There was an increased prevalence of DEBs among Hispanic/Latina adolescent girls, Black/African American women, and Hispanic/Latino men in the study. The prevalence of binge eating was found to be three times higher in Hispanic/Latina women compared to women in other ethnic/racial groups and developmental time periods. UWCB prevalence was twice as high among Asian American men and Hispanic/Latino men across each developmental period relative to Black/African American and white men. Binge eating prevalence among Hispanic/Latino men during adolescence and adulthood were found to be up to 10 times higher compared to men with any other ethnic/racial identity at any other time point.
Strength and weaknesses:
Strengths of the study include its longitudinal nature with four waves of data obtained over a 15-year period. The data examined multiple intersecting gender and ethnic/racial identities, allowing for comparison among different groups. Limitations of the study include relatively low sample sizes in specific groups. Data from Native American or Native Hawaiian or Pacific Islanders were collected but not analyzed due to small sample sizes in these groups resulting in low statistical power. Similarly, the sample size of adolescent Black/African American men who responded to binge eating assessments resulted in insufficient statistical power. The survey used in the study asked participants to identify as either male or female without providing additional gender identity response options. The study was not able to evaluate specific subtypes of UWCBs (e.g., fasting or use of laxatives or diuretics), again due to limited numbers of responses for individual behaviors.
Historically, studies investigating DEB prevalence over time have used samples which disproportionately include white women. This study demonstrates significant variability among prevalence rates for both UWCBs and binge eating based on patient gender, ethnicity/race, and developmental period. Gaining a better understanding of the trajectory of DEBs over time and the impact of ethnicity/race on this trajectory will help identify patients at elevated risk of these behaviors, inform when to screen for DEBs, and when to time preventative measures to decrease DEB prevalence.

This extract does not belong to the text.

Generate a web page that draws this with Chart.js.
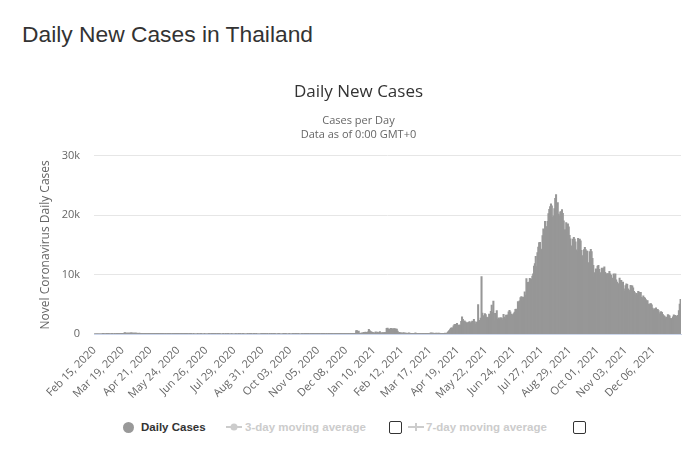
<!DOCTYPE html>
<html>
<head>
<meta charset="utf-8">
<script src="https://cdn.jsdelivr.net/npm/chart.js@4.4.0/dist/chart.umd.min.js"></script>
<style>
  body { margin: 0; background: #fff; width: 700px; height: 457px; overflow: hidden; position: relative; }
  #pageTitle { position: absolute; left: 22px; top: 23px; font: 22.8px/23px "Liberation Sans", Arial, sans-serif; color: #333; white-space: nowrap; }
  #chartBox { position: absolute; left: 0; top: 60px; width: 700px; height: 350px; }
  .lg { position: absolute; top: 418px; height: 18px; line-height: 18px; font: bold 11.5px/18px "Liberation Sans", Arial, sans-serif; white-space: nowrap; }
  .dot { position: absolute; top: 422px; width: 11px; height: 11px; border-radius: 50%; background: #999; }
  .box { position: absolute; top: 421px; width: 11px; height: 11px; border: 1px solid #333; border-radius: 2px; background: #fff; }
  .sym { position: absolute; top: 420px; }
</style>
</head>
<body>
<div id="pageTitle">Daily New Cases in Thailand</div>
<div id="chartBox"><canvas id="casesChart" width="700" height="350"></canvas></div>

<!-- legend (Highcharts style, with the two moving averages switched off) -->
<div class="dot" style="left:123px;"></div>
<div class="lg" style="left:141px; color:#333;">Daily Cases</div>
<svg class="sym" style="left:226px;" width="16" height="14"><line x1="0" y1="7" x2="16" y2="7" stroke="#ccc" stroke-width="2"/><circle cx="8" cy="7" r="3.5" fill="#ccc"/></svg>
<div class="lg" style="left:245px; color:#ccc;">3-day moving average</div>
<div class="box" style="left:389px;"></div>
<svg class="sym" style="left:408px;" width="16" height="14"><line x1="0" y1="7" x2="16" y2="7" stroke="#ccc" stroke-width="2"/><line x1="8" y1="3" x2="8" y2="11" stroke="#ccc" stroke-width="2"/></svg>
<div class="lg" style="left:426px; color:#ccc;">7-day moving average</div>
<div class="box" style="left:573px;"></div>

<script>
// first day of the series, one bar per day
const startDate = Date.UTC(2020, 1, 15);
const tickEvery = 33; // a date label every 33 days

// daily new cases, one line per month (Feb 15, 2020 -> Jan 07, 2022)
const dailyCases = [
  0,0,0,0,0,0,0,0,0,0,1,3,0,0,2,
  0,1,1,0,0,1,2,0,0,3,0,11,5,7,32,33,30,35,60,50,89,188,122,106,107,111,91,109,143,136,127,
  120,104,103,89,102,51,38,111,54,50,45,33,28,34,30,29,33,27,32,26,19,15,13,15,53,15,7,9,7,7,
  6,3,18,3,1,5,1,0,4,0,6,7,2,1,1,0,3,0,3,0,3,5,2,1,2,1,3,1,3,1,3,
  1,1,3,4,0,3,0,3,0,0,4,0,0,0,0,1,0,0,3,2,0,0,0,4,0,0,0,0,1,4,
  0,1,0,1,1,3,1,0,1,0,3,2,0,0,0,4,0,0,1,0,1,9,0,0,0,1,0,0,0,0,3,
  0,0,3,0,2,0,0,2,2,0,0,0,0,4,0,1,3,5,0,0,1,3,0,2,0,0,0,0,0,3,0,
  4,1,2,1,0,1,0,0,2,0,1,0,1,0,2,0,0,0,1,4,0,0,0,0,1,0,4,3,0,0,
  0,6,0,0,0,9,5,0,4,3,4,0,1,0,0,0,11,5,0,6,1,1,5,0,2,0,5,3,1,0,6,
  3,3,1,3,0,4,2,0,4,4,0,6,5,0,6,0,11,5,0,1,1,3,0,7,0,8,8,1,4,6,
  6,6,13,10,7,2,3,17,2,6,8,10,10,14,6,7,10,8,14,548,516,382,427,46,110,64,144,121,250,194,279,
  212,216,315,745,527,365,305,249,212,162,121,339,157,271,188,139,369,130,171,187,161,181,198,198,914,959,819,756,802,914,834,
  829,812,865,806,773,788,429,170,218,140,143,127,121,191,95,115,113,83,85,135,108,76,66,50,62,73,84,131,
  75,47,57,62,58,59,47,50,38,59,41,55,68,79,75,54,81,163,106,96,109,65,81,97,52,96,86,100,42,39,72,
  28,26,84,89,44,49,250,405,559,789,967,985,965,1335,1543,1582,1547,1767,1390,1443,1458,1470,2070,2839,2438,2048,2179,2012,1871,1583,
  1891,1940,2041,1763,1911,2112,2101,2419,2044,1630,1919,1983,4887,2052,2256,2636,9635,3481,2815,3052,3394,3226,2807,2718,2713,3323,2455,3759,4803,3582,5485,
  2230,3440,2742,3886,2419,2671,2419,2662,2680,2615,2290,3277,2804,2541,3129,2331,3174,3667,3943,3682,3309,3175,3174,3406,3644,4108,4161,3714,5406,4786,
  5533,6087,6230,5916,6166,5420,7058,6519,9276,8656,8463,8685,9317,9186,9186,9692,10082,11397,11784,13002,11305,13655,14575,15335,15376,14260,14150,16533,17669,17345,18912,
  18027,17970,18901,20200,20920,21379,21838,21511,19603,19843,21038,22782,23418,21882,22086,20128,19851,20515,20571,20902,20245,19014,17491,17492,18702,17984,18501,17974,16536,15972,14802,
  14666,15942,16225,15942,15452,14109,13821,16031,14403,15942,15629,14029,13166,12531,14172,14555,14176,13913,13887,11968,11786,13821,14189,13818,12697,11488,9489,10288,10919,10828,
  11375,11516,10815,9869,10291,11051,10919,11035,11271,10335,9445,10111,10064,10119,10486,10094,9811,9357,9180,10098,9734,10098,9062,8675,7706,8452,9357,9000,8968,8452,8675,
  7575,7183,8093,8384,8309,7574,7333,7059,8154,8069,8042,7740,7137,6943,6541,6812,6580,7117,7006,6904,6961,6122,6017,6396,6139,6005,5744,5533,5574,5000,
  4830,5010,5093,4856,4304,3977,4129,4222,4352,4118,4107,3875,3311,3538,3741,3595,3246,3062,2949,2539,2812,2777,3235,3124,2994,2580,2437,2575,2835,3164,3091,
  3112,2927,2580,3091,3899,4981,5775
];

// y axis ticks
const yTicks = [0, 10000, 20000, 30000];

// build the "Mon DD, YYYY" category labels
const monthNames = ['Jan','Feb','Mar','Apr','May','Jun','Jul','Aug','Sep','Oct','Nov','Dec'];
const dateLabels = dailyCases.map((_, i) => {
  const d = new Date(startDate + i * 86400000);
  const day = String(d.getUTCDate()).padStart(2, '0');
  return monthNames[d.getUTCMonth()] + ' ' + day + ', ' + d.getUTCFullYear();
});

const font = 'Open Sans';

const ctx = document.getElementById('casesChart').getContext('2d');
new Chart(ctx, {
  type: 'bar',
  data: {
    labels: dateLabels,
    datasets: [{
      label: 'Daily Cases',
      data: dailyCases,
      backgroundColor: '#979797',
      borderWidth: 0,
      barPercentage: 1,
      categoryPercentage: 1,
      inflateAmount: 0.6 // close the hairline gaps between sub-pixel bars
    }]
  },
  options: {
    responsive: false,
    animation: false,
    layout: { padding: { left: 36, right: 19, top: 0, bottom: 0 } },
    plugins: {
      legend: { display: false },
      tooltip: { enabled: false },
      title: {
        display: true,
        text: 'Daily New Cases',
        color: '#333',
        font: { family: font, size: 17, weight: 'normal', lineHeight: 1.2 },
        padding: { top: 22, bottom: 0 }
      },
      subtitle: {
        display: true,
        text: ['Cases per Day', 'Data as of 0:00 GMT+0'],
        color: '#666',
        font: { family: font, size: 11, lineHeight: 14 / 11 },
        padding: { top: 11.6, bottom: 13.7 }
      }
    },
    scales: {
      x: {
        grid: { display: false },
        border: { display: true, color: '#ccd6eb' },
        ticks: {
          autoSkip: false,
          minRotation: 45,
          maxRotation: 45,
          padding: 2,
          color: '#666',
          font: { family: font, size: 11 },
          callback: function (val, i) {
            return i % tickEvery === 0 ? this.getLabelForValue(val) : null;
          }
        },
        afterFit: (scale) => { scale.height = 76; }
      },
      y: {
        min: 0,
        max: 30000,
        afterBuildTicks: (scale) => { scale.ticks = yTicks.map(v => ({ value: v })); },
        ticks: {
          padding: 14,
          color: '#666',
          font: { family: font, size: 11 },
          callback: (v) => v === 0 ? '0' : (v / 1000) + 'k'
        },
        grid: {
          drawTicks: false,
          color: (c) => (c.tick && c.tick.value === 0) ? '#ccd6eb' : '#e6e6e6'
        },
        border: { display: false },
        title: {
          display: true,
          text: 'Novel Coronavirus Daily Cases',
          color: '#666',
          font: { family: font, size: 12 },
          padding: { top: 2, bottom: 0 }
        },
        afterFit: (scale) => { scale.width = 58; }
      }
    }
  }
});
</script>
</body>
</html>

During the early part of the COVID-19 pandemic-related interruptions in healthcare resulted in lower physical and psychological health scores, social relationships, and overall reduced quality of life for rheumatological patients in Mexico. These findings persisted six months later, despite re-establishing healthcare visits. Affected patients were most likely to be young, unemployed, have a diagnosis different from rheumatoid arthritis, be treated with corticosteroids, and have high pain scores and lower physical function. Also, they had more frequent comorbidities, higher anxiety, depression, distress related to traumatic events, and referred more frequently negative emotions.
Strength and weaknesses:
This well-designed study benefits from having a large number of participants and a low attrition rate. Using Spanish-validated versions of several tools improves reliability, validity, and breadth of nuance. However, while the study describes many variables, there are some notable absences among factors well known to impact QoL, such as exercise, nutritional state, coping skills, and relevant to the setting, COVID-19 vaccination status.
Healthcare interruptions were common during the early part of the COVID-19 pandemic due to lock downs and hospitals’ forced operational adjustments. This study shows the extent and impact of healthcare interruptions, even in tertiary care centers, for patients with rheumatological diseases. These patients experienced detrimental effects on their physical, psychological, and social well-being and their overall quality of life. Patients in less-resourced countries with more gaps in telemedicine access may experience even more pronounced negative outcomes from care interruptions. C-L psychiatrists can draw from these findings to consider the effect of healthcare interruptions on medically ill patients.